**RECORDED INFORMATION**
--

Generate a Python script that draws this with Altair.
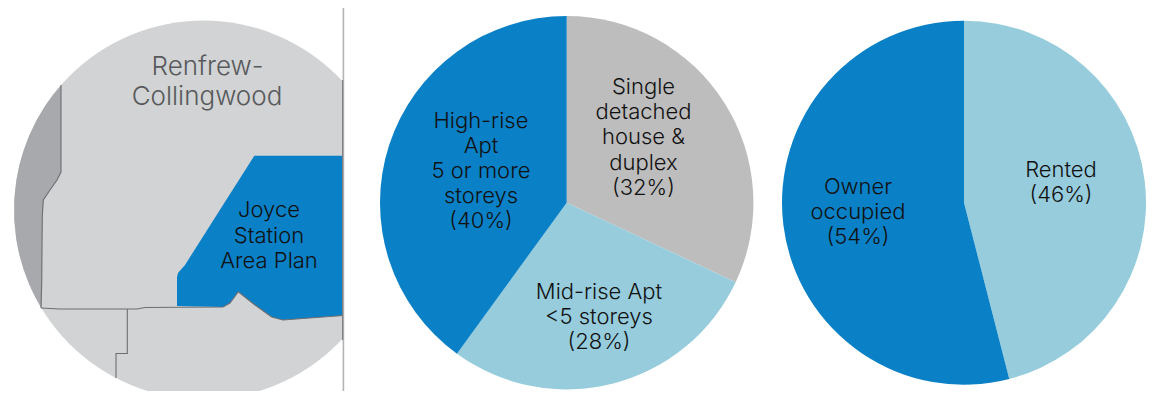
import math
import altair as alt
import pandas as pd

# ---- pie values
housing_labels = ["Single detached house & duplex", "Mid-rise Apt <5 storeys", "High-rise Apt 5 or more storeys"]
housing_values = [32, 28, 40]
tenure_labels = ["Rented", "Owner occupied"]
tenure_values = [46, 54]

BLUE = "#0A80C6"
LIGHT = "#96CCDC"
GREY = "#BDBDBD"
MAP = "#D1D3D4"
MAP_DARK = "#A7A9AC"
EDGE = "#6D6E71"
FONT = "Inter"

# ---- map outlines
west_y = [85, 95, 105, 120, 135, 150, 165, 172, 180, 190, 200, 220, 240, 255, 270, 285, 297, 308]
west_outer = [61.1, 52.9, 45.7, 36.7, 29.5, 23.8, 19.4, 18, 16.4, 15.3, 14.3, 14.3, 16.4, 19.4, 23.8, 29.5, 35.2, 41.3]
west_inner = [61.1, 61, 61, 61, 61, 61, 61, 61, 57, 50, 43.5, 42.3, 42.1, 42, 41.9, 41.7, 41.4, 41.3]

plan_x = [177, 178, 185, 223, 230, 238.3, 254.3, 255, 271.7, 283, 343]
plan_top = [277, 273, 265, 205, 194, 181, 155.7, 155.7, 155.7, 155.7, 155.7]
plan_bottom = [306, 306, 306.3, 307, 303, 291.7, 304.5, 305, 317, 320, 315.5]

border_west_x = [61, 61, 57, 50, 43.3, 42.3, 41.7, 41]
border_west_y = [85, 172, 180, 190, 200, 216, 283, 308]
border_south_x = [41, 60, 127, 137, 145, 223, 230, 238.3, 254.3, 271.7, 283, 343]
border_south_y = [308, 309, 309, 309, 307.5, 307, 303, 291.7, 304.5, 317, 320, 315.5]
border_step_x = [127.3, 127.3, 116, 116]
border_step_y = [309, 353.5, 353.5, 378]

# ---- text
texts = [
    ("Renfrew-", 207.5, 75, "#58595B", 26),
    ("Collingwood", 207, 105, "#58595B", 26),
    ("Joyce", 269, 217, "#111111", 22),
    ("Station", 269, 243, "#111111", 22),
    ("Area Plan", 269, 268, "#111111", 22),
    ("High-rise", 481, 128, "#111111", 22),
    ("Apt", 481, 153, "#111111", 22),
    ("5 or more", 481, 178, "#111111", 22),
    ("storeys", 481, 203, "#111111", 22),
    ("(40%)", 481, 228, "#111111", 22),
    ("Single", 643.5, 94, "#111111", 22),
    ("detached", 643.5, 119, "#111111", 22),
    ("house &", 643.5, 144, "#111111", 22),
    ("duplex", 643.5, 170, "#111111", 22),
    ("(32%)", 643.5, 195, "#111111", 22),
    ("Mid-rise Apt", 599, 299, "#111111", 22),
    ("<5 storeys", 599, 324, "#111111", 22),
    ("(28%)", 599, 349, "#111111", 22),
    ("Rented", 1061, 177, "#111111", 22),
    ("(46%)", 1061, 202, "#111111", 22),
    ("Owner", 858, 194, "#111111", 22),
    ("occupied", 858, 219, "#111111", 22),
    ("(54%)", 858, 244, "#111111", 22),
]

W, H = 1138, 383
xs = alt.Scale(domain=[8, 8 + W], range=[0, W], nice=False, zero=False)
ys = alt.Scale(domain=[8 + H, 8], range=[H, 0], nice=False, zero=False)
X = lambda f: alt.X(f, type="quantitative", scale=xs, axis=None, stack=None)
Y = lambda f: alt.Y(f, type="quantitative", scale=ys, axis=None, stack=None)
ts = alt.Scale(domain=[0, 100], range=[0, 2 * math.pi])


def pie(labels, values, colors, cx, cy, r):
    df = pd.DataFrame({"label": labels, "v": values, "c": colors, "i": range(len(labels)), "cx": cx, "cy": cy})
    return alt.Chart(df).mark_arc(radius=r).encode(
        x=X("cx"), y=Y("cy"),
        theta=alt.Theta("v:Q", stack=True, scale=ts),
        order=alt.Order("i:Q"),
        color=alt.Color("c:N", scale=None),
    )


def border(px, py):
    df = pd.DataFrame({"x": px, "y": py, "i": range(len(px))})
    return alt.Chart(df).mark_line(color=EDGE, strokeWidth=1.1).encode(x=X("x"), y=Y("y"), order="i:Q")


circle = pie(["district"], [100], [MAP], 203.5, 210, 189.5)
west = alt.Chart(pd.DataFrame({"y": west_y, "a": west_outer, "b": west_inner})).mark_area(
    orient="horizontal", color=MAP_DARK
).encode(y=Y("y"), x=X("a"), x2="b:Q")
plan = alt.Chart(pd.DataFrame({"x": plan_x, "t": plan_top, "b": plan_bottom})).mark_area(color=BLUE).encode(
    x=X("x"), y=Y("t"), y2="b:Q"
)
mask = alt.Chart(pd.DataFrame({"x": [343], "x2": [400], "y": [8], "y2": [391]})).mark_rect(color="white").encode(
    x=X("x"), x2="x2:Q", y=Y("y"), y2="y2:Q"
)
rule_light = alt.Chart(pd.DataFrame({"x": [343.4], "y": [8], "y2": [391]})).mark_rule(
    color="#B4B4B4", strokeWidth=1.6
).encode(x=X("x"), y=Y("y"), y2="y2:Q")
rule_dark = alt.Chart(pd.DataFrame({"x": [342.6], "y": [80], "y2": [340]})).mark_rule(
    color="#808285", strokeWidth=1.2
).encode(x=X("x"), y=Y("y"), y2="y2:Q")

housing = pie(housing_labels, housing_values, [GREY, LIGHT, BLUE], 566.7, 202.7, 186.7)
tenure = pie(tenure_labels, tenure_values, [LIGHT, BLUE], 964, 202.7, 182)

tdf = pd.DataFrame(texts, columns=["t", "x", "y", "c", "s"])
labels = alt.Chart(tdf).mark_text(font=FONT, fontWeight=300, align="center", baseline="alphabetic").encode(
    x=X("x"), y=Y("y"), text="t:N",
    color=alt.Color("c:N", scale=None),
    size=alt.Size("s:Q", scale=None),
)

chart = alt.layer(
    circle, west, plan,
    border(border_west_x, border_west_y), border(border_south_x, border_south_y), border(border_step_x, border_step_y),
    mask, rule_light, rule_dark, housing, tenure, labels,
).properties(
    width=W, height=H, padding=0, background="white",
    autosize=alt.AutoSizeParams(type="none", contains="padding"),
).configure_view(stroke=None)

chart.save("out.html", embed_options={"renderer": "svg", "actions": False})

--

From the first line above to the line containing "tenure_values = [46, 54]", repeat each line exactly. Pictures stay out.

Generate a Python script that draws this with Altair.
import math
import altair as alt
import pandas as pd

# ---- pie values
housing_labels = ["Single detached house & duplex", "Mid-rise Apt <5 storeys", "High-rise Apt 5 or more storeys"]
housing_values = [32, 28, 40]
tenure_labels = ["Rented", "Owner occupied"]
tenure_values = [46, 54]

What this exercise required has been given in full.